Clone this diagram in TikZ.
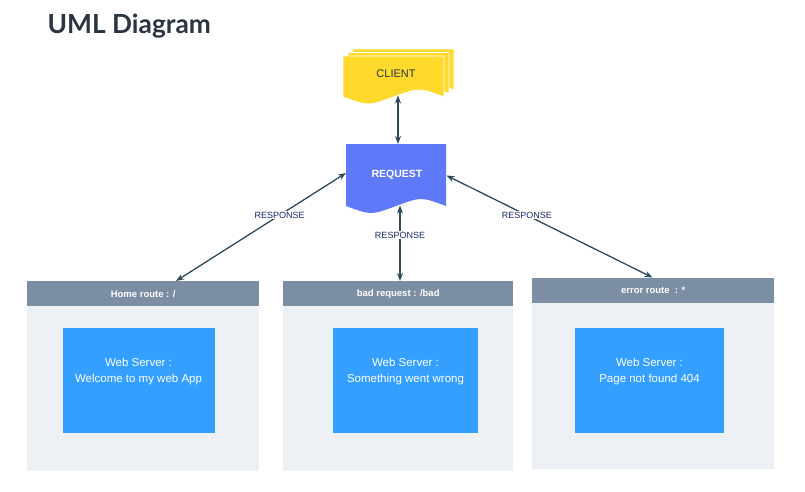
\documentclass[tikz,border=0pt]{standalone}
\usepackage{fontspec}
\setmainfont{Liberation Sans}
\newfontfamily\titlefont{Lato}
\usetikzlibrary{arrows.meta}
\definecolor{cyel}{HTML}{FFD92B}
\definecolor{creq}{HTML}{6078FA}
\definecolor{chdr}{HTML}{7B8EA3}
\definecolor{cbody}{HTML}{EDF1F6}
\definecolor{cinner}{HTML}{349FFF}
\definecolor{carrow}{HTML}{2F4A5A}
\definecolor{clabel}{HTML}{1B2A6B}
\definecolor{ctitle}{HTML}{2B3441}
\tikzset{
  hdr/.style={fill=chdr, draw=none, anchor=north west, inner sep=0pt, text=white,
    font=\fontsize{9.5}{11}\selectfont\bfseries},
  body/.style={fill=cbody, draw=none, anchor=north west, inner sep=0pt},
  inner/.style={fill=cinner, draw=none, anchor=north west, inner sep=0pt},
  innertext/.style={text=white, align=center, font=\fontsize{11.5}{16}\selectfont, inner sep=0pt},
  conn/.style={draw=carrow, line width=1.3pt, {Stealth[length=8pt,width=6pt]}-{Stealth[length=8pt,width=6pt]}},
  resp/.style={fill=white, text=clabel, inner sep=1pt, font=\fontsize{9}{10}\selectfont, pos=0.39},
}
\begin{document}
\begin{tikzpicture}[x=1pt,y=-1pt]
\useasboundingbox (0,0) rectangle (805,492);
% title
\node[anchor=west, text=ctitle, inner sep=0pt, font=\titlefont\fontsize{26.3}{30}\selectfont\bfseries] (title) at (47.5,26) {UML Diagram};
% client multi document
\foreach \dx/\dy in {10/-7, 5/-3.5, 0/0} {
  \filldraw[fill=cyel, draw=white, line width=0.8pt]
    ({343+\dx},{56+\dy}) -- ({444+\dx},{56+\dy}) -- ({444+\dx},{97+\dy})
    .. controls ({418.75+\dx},{87.7+\dy}) .. ({393.5+\dx},{97+\dy})
    .. controls ({368.25+\dx},{106.3+\dy}) .. ({343+\dx},{97+\dy}) -- cycle;
}
\node[text=ctitle, inner sep=0pt, font=\fontsize{11}{13}\selectfont] (client) at (396,73.5) {CLIENT};
% request document
\fill[creq] (346,144) -- (446,144) -- (446,206)
  .. controls (421,196.7) .. (396,206)
  .. controls (371,215.3) .. (346,206) -- cycle;
\node[text=white, inner sep=0pt, font=\fontsize{10.5}{12}\selectfont\bfseries] (request) at (397,174.5) {REQUEST};
% containers
\node[body, minimum width=232pt, minimum height=166pt] (bodyL) at (27,305) {};
\node[hdr, minimum width=232pt, minimum height=25pt] (hdrL) at (27,281) {Home route : /};
\node[body, minimum width=230pt, minimum height=166pt] (bodyM) at (283,305) {};
\node[hdr, minimum width=230pt, minimum height=25pt] (hdrM) at (283,281) {bad request : /bad};
\node[body, minimum width=242pt, minimum height=167pt] (bodyR) at (532,302) {};
\node[hdr, minimum width=242pt, minimum height=25pt] (hdrR) at (532,277.5) {error route \ : *};
% inner boxes
\node[inner, minimum width=152pt, minimum height=105pt] (inL) at (62.5,328) {};
\node[inner, minimum width=145pt, minimum height=105pt] (inM) at (333,328) {};
\node[inner, minimum width=149pt, minimum height=105pt] (inR) at (575,328) {};
\node[innertext] (tL) at (138.5,371.5) {Web Server :\\Welcome to my web App};
\node[innertext] (tM) at (405.5,371.5) {Web Server :\\Something went wrong};
\node[innertext] (tR) at (649.5,371.5) {Web Server :\\Page not found 404};
% connector end points
\coordinate (cliB) at (398,95.5);
\coordinate (reqT) at (398,144);
\coordinate (reqL) at (346,173);
\coordinate (reqB) at (400,205.5);
\coordinate (reqR) at (446.5,175.5);
\coordinate (hL) at (176,281);
\coordinate (hM) at (400,281);
\coordinate (hR) at (652.5,277.5);
% connectors
\draw[conn] (cliB) -- (reqT);
\draw[conn] (reqL) -- node[resp] (r1) {RESPONSE} (hL);
\draw[conn] (reqB) -- node[resp] (r2) {RESPONSE} (hM);
\draw[conn] (reqR) -- node[resp] (r3) {RESPONSE} (hR);
\end{tikzpicture}
\end{document}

++++++++++++++++++++

Omit the pictures and give the material again, exactly and in full.

### Written response
Clone this diagram in TikZ.
\documentclass[tikz,border=0pt]{standalone}
\usepackage{fontspec}
\setmainfont{Liberation Sans}
\newfontfamily\titlefont{Lato}
\usetikzlibrary{arrows.meta}
\definecolor{cyel}{HTML}{FFD92B}
\definecolor{creq}{HTML}{6078FA}
\definecolor{chdr}{HTML}{7B8EA3}
\definecolor{cbody}{HTML}{EDF1F6}
\definecolor{cinner}{HTML}{349FFF}
\definecolor{carrow}{HTML}{2F4A5A}
\definecolor{clabel}{HTML}{1B2A6B}
\definecolor{ctitle}{HTML}{2B3441}
\tikzset{
  hdr/.style={fill=chdr, draw=none, anchor=north west, inner sep=0pt, text=white,
    font=\fontsize{9.5}{11}\selectfont\bfseries},
  body/.style={fill=cbody, draw=none, anchor=north west, inner sep=0pt},
  inner/.style={fill=cinner, draw=none, anchor=north west, inner sep=0pt},
  innertext/.style={text=white, align=center, font=\fontsize{11.5}{16}\selectfont, inner sep=0pt},
  conn/.style={draw=carrow, line width=1.3pt, {Stealth[length=8pt,width=6pt]}-{Stealth[length=8pt,width=6pt]}},
  resp/.style={fill=white, text=clabel, inner sep=1pt, font=\fontsize{9}{10}\selectfont, pos=0.39},
}
\begin{document}
\begin{tikzpicture}[x=1pt,y=-1pt]
\useasboundingbox (0,0) rectangle (805,492);
% title
\node[anchor=west, text=ctitle, inner sep=0pt, font=\titlefont\fontsize{26.3}{30}\selectfont\bfseries] (title) at (47.5,26) {UML Diagram};
% client multi document
\foreach \dx/\dy in {10/-7, 5/-3.5, 0/0} {
  \filldraw[fill=cyel, draw=white, line width=0.8pt]
    ({343+\dx},{56+\dy}) -- ({444+\dx},{56+\dy}) -- ({444+\dx},{97+\dy})
    .. controls ({418.75+\dx},{87.7+\dy}) .. ({393.5+\dx},{97+\dy})
    .. controls ({368.25+\dx},{106.3+\dy}) .. ({343+\dx},{97+\dy}) -- cycle;
}
\node[text=ctitle, inner sep=0pt, font=\fontsize{11}{13}\selectfont] (client) at (396,73.5) {CLIENT};
% request document
\fill[creq] (346,144) -- (446,144) -- (446,206)
  .. controls (421,196.7) .. (396,206)
  .. controls (371,215.3) .. (346,206) -- cycle;
\node[text=white, inner sep=0pt, font=\fontsize{10.5}{12}\selectfont\bfseries] (request) at (397,174.5) {REQUEST};
% containers
\node[body, minimum width=232pt, minimum height=166pt] (bodyL) at (27,305) {};
\node[hdr, minimum width=232pt, minimum height=25pt] (hdrL) at (27,281) {Home route : /};
\node[body, minimum width=230pt, minimum height=166pt] (bodyM) at (283,305) {};
\node[hdr, minimum width=230pt, minimum height=25pt] (hdrM) at (283,281) {bad request : /bad};
\node[body, minimum width=242pt, minimum height=167pt] (bodyR) at (532,302) {};
\node[hdr, minimum width=242pt, minimum height=25pt] (hdrR) at (532,277.5) {error route \ : *};
% inner boxes
\node[inner, minimum width=152pt, minimum height=105pt] (inL) at (62.5,328) {};
\node[inner, minimum width=145pt, minimum height=105pt] (inM) at (333,328) {};
\node[inner, minimum width=149pt, minimum height=105pt] (inR) at (575,328) {};
\node[innertext] (tL) at (138.5,371.5) {Web Server :\\Welcome to my web App};
\node[innertext] (tM) at (405.5,371.5) {Web Server :\\Something went wrong};
\node[innertext] (tR) at (649.5,371.5) {Web Server :\\Page not found 404};
% connector end points
\coordinate (cliB) at (398,95.5);
\coordinate (reqT) at (398,144);
\coordinate (reqL) at (346,173);
\coordinate (reqB) at (400,205.5);
\coordinate (reqR) at (446.5,175.5);
\coordinate (hL) at (176,281);
\coordinate (hM) at (400,281);
\coordinate (hR) at (652.5,277.5);
% connectors
\draw[conn] (cliB) -- (reqT);
\draw[conn] (reqL) -- node[resp] (r1) {RESPONSE} (hL);
\draw[conn] (reqB) -- node[resp] (r2) {RESPONSE} (hM);
\draw[conn] (reqR) -- node[resp] (r3) {RESPONSE} (hR);
\end{tikzpicture}
\end{document}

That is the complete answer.